§ PROBLEM TO SOLVE
Locate and copy all lines bearing the word "this".

§ EXERCISE INPUT
* start *

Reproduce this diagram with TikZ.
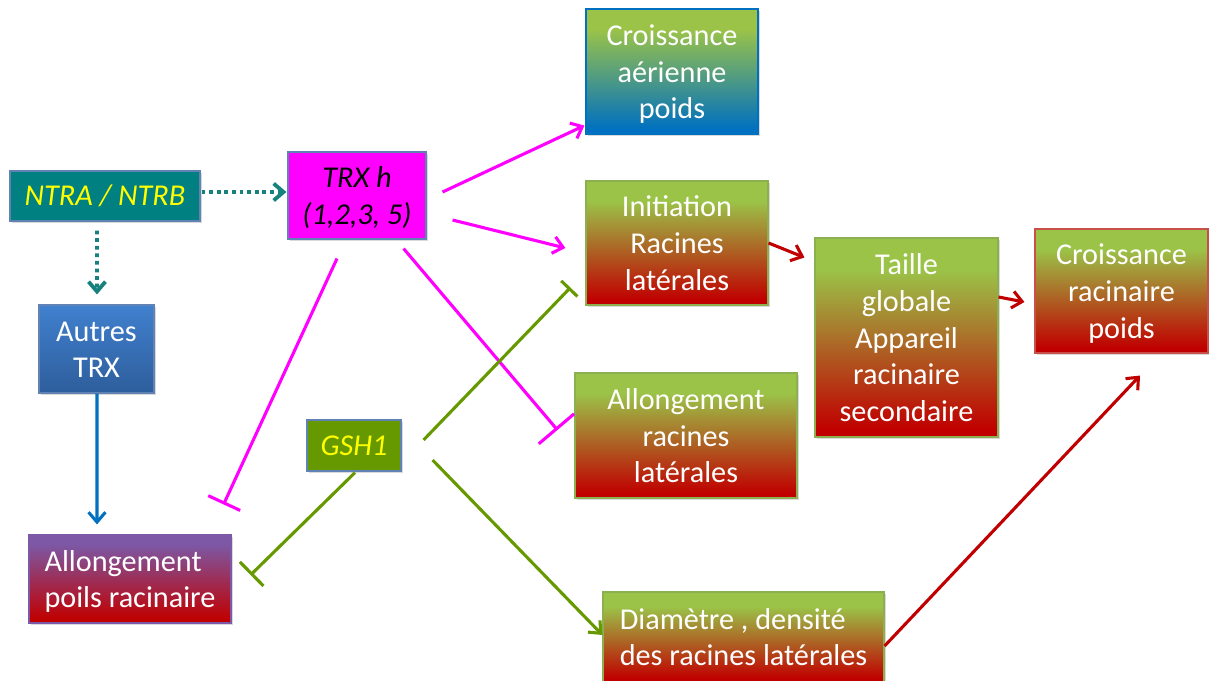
\documentclass[tikz,border=0pt]{standalone}
\usepackage{fontspec}
\setmainfont{Carlito}
\usetikzlibrary{arrows.meta,shadows}
\definecolor{cgreen}{RGB}{155,195,72}
\definecolor{cred}{RGB}{192,0,0}
\definecolor{cblue}{RGB}{0,112,192}
\definecolor{cpurple}{RGB}{124,88,166}
\definecolor{ctrxa}{RGB}{64,128,206}
\definecolor{ctrxb}{RGB}{46,94,156}
\definecolor{cteal}{RGB}{0,128,128}
\definecolor{cdteal}{RGB}{23,130,125}
\definecolor{cmag}{RGB}{255,0,255}
\definecolor{colive}{RGB}{102,153,0}
\definecolor{cline}{RGB}{96,130,180}
\definecolor{cgline}{RGB}{140,175,80}
\definecolor{crline}{RGB}{200,80,75}
\definecolor{cyel}{RGB}{255,255,0}
\pgfdeclareverticalshading{greenred}{100bp}{color(0bp)=(cred); color(27bp)=(cred); color(67bp)=(cgreen); color(100bp)=(cgreen)}
\pgfdeclareverticalshading{greenblue}{100bp}{color(0bp)=(cblue); color(27bp)=(cblue); color(67bp)=(cgreen); color(100bp)=(cgreen)}
\pgfdeclareverticalshading{purplered}{100bp}{color(0bp)=(cred); color(27bp)=(cred); color(70bp)=(cpurple); color(100bp)=(cpurple)}
\pgfdeclareverticalshading{trxblue}{100bp}{color(0bp)=(ctrxb); color(25bp)=(ctrxb); color(75bp)=(ctrxa); color(100bp)=(ctrxa)}
\newcommand\pxu{0.025cm}
\newcommand\ts{\rule{0pt}{20pt}}
\newcommand\bs{\rule[-5pt]{0pt}{0pt}}
\tikzset{
  box/.style={draw=cline, line width=0.8pt, align=center, inner sep=0pt,
    text=white, font=\fontsize{21.5pt}{26.2pt}\selectfont,
    drop shadow={shadow xshift=1.6pt, shadow yshift=-1.6pt, opacity=0.3}},
  sz/.style 2 args={minimum width=#1*\pxu, minimum height=#2*\pxu},
  con/.style={line width=2.2pt},
  arrowhd/.style={-{Straight Barb[length=7pt,width=12pt]}},
  barhd/.style={-{Bar[width=#1]}},
  dots/.style={line width=2.7pt, dash pattern=on 2.7pt off 2.7pt, cdteal},
  mag/.style={con, cmag},
  grn/.style={con, colive},
  rd/.style={con, cred},
  bl/.style={con, cblue},
}
\begin{document}
\begin{tikzpicture}[x=0.025cm, y=-0.025cm]
\useasboundingbox (0,0) rectangle (1209,680);
% nodes
\node[box, sz={190}{50}, fill=cteal, text=cyel, font=\fontsize{21.5pt}{26.2pt}\selectfont\itshape] (ntra) at (105,196) {NTRA / NTRB};
\node[box, sz={138}{87}, fill=cmag, text=black, font=\fontsize{21.5pt}{26.2pt}\selectfont\itshape] (trx) at (357,195.5) {\ts TRX h\\(1,2,3, 5)\bs};
\node[box, sz={115}{88}, shading=trxblue] (autres) at (96.5,349) {\ts Autres\\TRX\bs};
\node[box, sz={202}{88}, shading=purplered, align=left, draw=cpurple] (poils) at (130,579) {\ts Allongement\\poils racinaire\bs};
\node[box, sz={94}{51}, fill=colive, text=cyel, font=\fontsize{21.5pt}{26.2pt}\selectfont\itshape] (gsh) at (354,445.5) {GSH1};
\node[box, sz={172}{125}, shading=greenblue, draw=cblue] (aer) at (672,71.5) {\ts Croissance\\aérienne\\poids\bs};
\node[box, sz={182}{124}, shading=greenred, draw=cgline] (init) at (677,243) {\ts Initiation\\Racines\\latérales\bs};
\node[box, sz={222}{125}, shading=greenred, draw=cgline] (allr) at (686,435.5) {\ts Allongement\\racines\\latérales\bs};
\node[box, sz={183}{199}, shading=greenred, draw=cgline] (taille) at (906.5,337.5) {\ts Taille\\globale\\Appareil\\racinaire\\secondaire\bs};
\node[box, sz={173}{124}, shading=greenred, draw=crline] (racin) at (1121.5,291) {\ts Croissance\\racinaire\\poids\bs};
\node[box, sz={281}{90}, shading=greenred, draw=cgline, align=left] (diam) at (743.5,637) {\ts Diamètre , densité\\des racines latérales\bs};
% connectors
\draw[dots, arrowhd] ([shift={(1,-4)}]ntra.east) -- ([shift={(-1,-3.5)}]trx.west);
\draw[dots, arrowhd] ([shift={(-8,9)}]ntra.south) -- ([shift={(0.5,-10)}]autres.north);
\draw[bl, arrowhd] ([shift={(0.5,0)}]autres.south) -- ([shift={(-33,-10)}]poils.north);
\draw[mag, barhd=25pt] ([shift={(-20,19)}]trx.south) -- ([shift={(-8,-30)}]poils.north east);
\draw[mag, arrowhd] ([shift={(16,-3.5)}]trx.east) -- ([shift={(-1,-9)}]aer.south west);
\draw[mag, arrowhd] ([shift={(26,24.5)}]trx.east) -- ([shift={(-20,5)}]init.west);
\draw[mag, barhd=33pt] ([shift={(-23,9)}]trx.south east) -- ([shift={(-17,-5.5)}]allr.west);
\draw[grn, barhd=24pt] ([shift={(1,1)}]gsh.south) -- ([shift={(19,-4)}]poils.east);
\draw[grn, barhd=16pt] ([shift={(22,-5.5)}]gsh.east) -- ([shift={(-15,-18)}]init.south west);
\draw[grn, arrowhd] ([shift={(31,14.5)}]gsh.east) -- ([shift={(0,-2)}]diam.west);
\draw[rd, arrowhd] (init.east) -- ([shift={(-10,20)}]taille.north west);
\draw[rd, arrowhd] ([shift={(0,-40.5)}]taille.east) -- ([shift={(-10,11)}]racin.west);
\draw[rd, arrowhd] ([shift={(0,9)}]diam.east) -- ([shift={(18.5,22)}]racin.south);
\end{tikzpicture}
\end{document}
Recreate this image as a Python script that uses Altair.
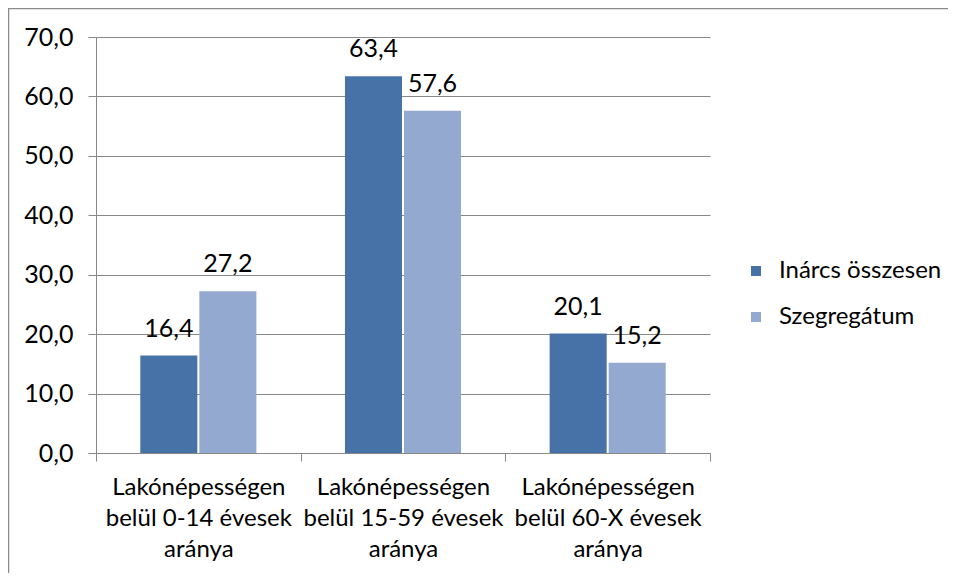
import altair as alt
import pandas as pd

categories = [
    "Lakónépességen belül 0-14 évesek aránya",
    "Lakónépességen belül 15-59 évesek aránya",
    "Lakónépességen belül 60-X évesek aránya",
]
series = ["Inárcs összesen", "Szegregátum"]
inarcs = [16.4, 63.4, 20.1]
szegregatum = [27.2, 57.6, 15.2]
colors = ["#4672A8", "#94A9D0"]
y_ticks = [0, 10, 20, 30, 40, 50, 60, 70]

rows = []
for i, c in enumerate(categories):
    rows.append({"cat": c, "series": series[0], "value": inarcs[i]})
    rows.append({"cat": c, "series": series[1], "value": szegregatum[i]})
df = pd.DataFrame(rows)

W, H = 614, 416
FONT = "Lato"
GRAY = "#888888"
FS = 25

label_expr = ("indexof(datum.label + '', ' ') < 0 ? '' : "
              "[split(datum.label,' ')[0], split(datum.label,' ')[1] + ' ' + "
              "split(datum.label,' ')[2] + ' ' + split(datum.label,' ')[3], split(datum.label,' ')[4]]")

x = alt.X("cat:N", sort=categories,
          scale=alt.Scale(paddingInner=0, paddingOuter=0),
          axis=alt.Axis(title=None, labelAngle=0, labelExpr=label_expr, labelFontSize=24,
                        labelFont=FONT, labelColor="black", labelLineHeight=31, labelPadding=14,
                        tickBand="extent", tickSize=8, tickColor=GRAY, domainColor=GRAY,
                        grid=False, labelLimit=400, labelBaseline="top"))
xo = alt.XOffset("series:N", sort=series,
                 scale=alt.Scale(paddingInner=0.034, paddingOuter=0.75))
y = alt.Y("value:Q", scale=alt.Scale(domain=[0, 70], nice=False),
          axis=alt.Axis(title=None, values=y_ticks,
                        labelExpr="replace(format(datum.value,'.1f'),'.',',')",
                        labelFontSize=FS, labelFont=FONT, labelColor="black", labelPadding=15,
                        tickSize=8, tickColor=GRAY, domainColor=GRAY, gridColor=GRAY,
                        grid=True))

color = alt.Color("series:N", sort=series,
                  scale=alt.Scale(domain=series, range=colors),
                  legend=alt.Legend(title=None, orient="none", legendX=648, legendY=222,
                                    symbolType="square", symbolSize=100, symbolStrokeWidth=0,
                                    labelFontSize=24, labelFont=FONT, labelColor="black",
                                    labelOffset=11, rowPadding=22, labelLimit=400))

bars = alt.Chart(df).mark_bar().encode(x=x, xOffset=xo, y=y, color=color)

texts = alt.Chart(df).transform_calculate(
    lbl="replace(format(datum.value,'.1f'),'.',',')"
).mark_text(baseline="alphabetic", dy=-19, fontSize=FS, font=FONT, color="black").encode(
    x=alt.X("cat:N", sort=categories), xOffset=alt.XOffset("series:N", sort=series),
    y="value:Q", text="lbl:N")

border = alt.Chart(pd.DataFrame({"a": [0]})).mark_rect(
    fillOpacity=0, stroke="#8A8A8A", strokeWidth=1.5, clip=False
).encode(x=alt.value(-87.5), x2=alt.value(W + 300), y=alt.value(-28.5), y2=alt.value(H + 200))

chart = alt.layer(border, bars, texts).properties(
    width=W, height=H,
    padding={"left": 88, "top": 29, "right": 238, "bottom": 120},
    autosize=alt.AutoSizeParams(type="none"),
).configure_view(stroke=None)

chart.save("out.html", embed_options={"renderer": "svg", "actions": False})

* end *

§ RESPONSE
Reproduce this diagram with TikZ.
Recreate this image as a Python script that uses Altair.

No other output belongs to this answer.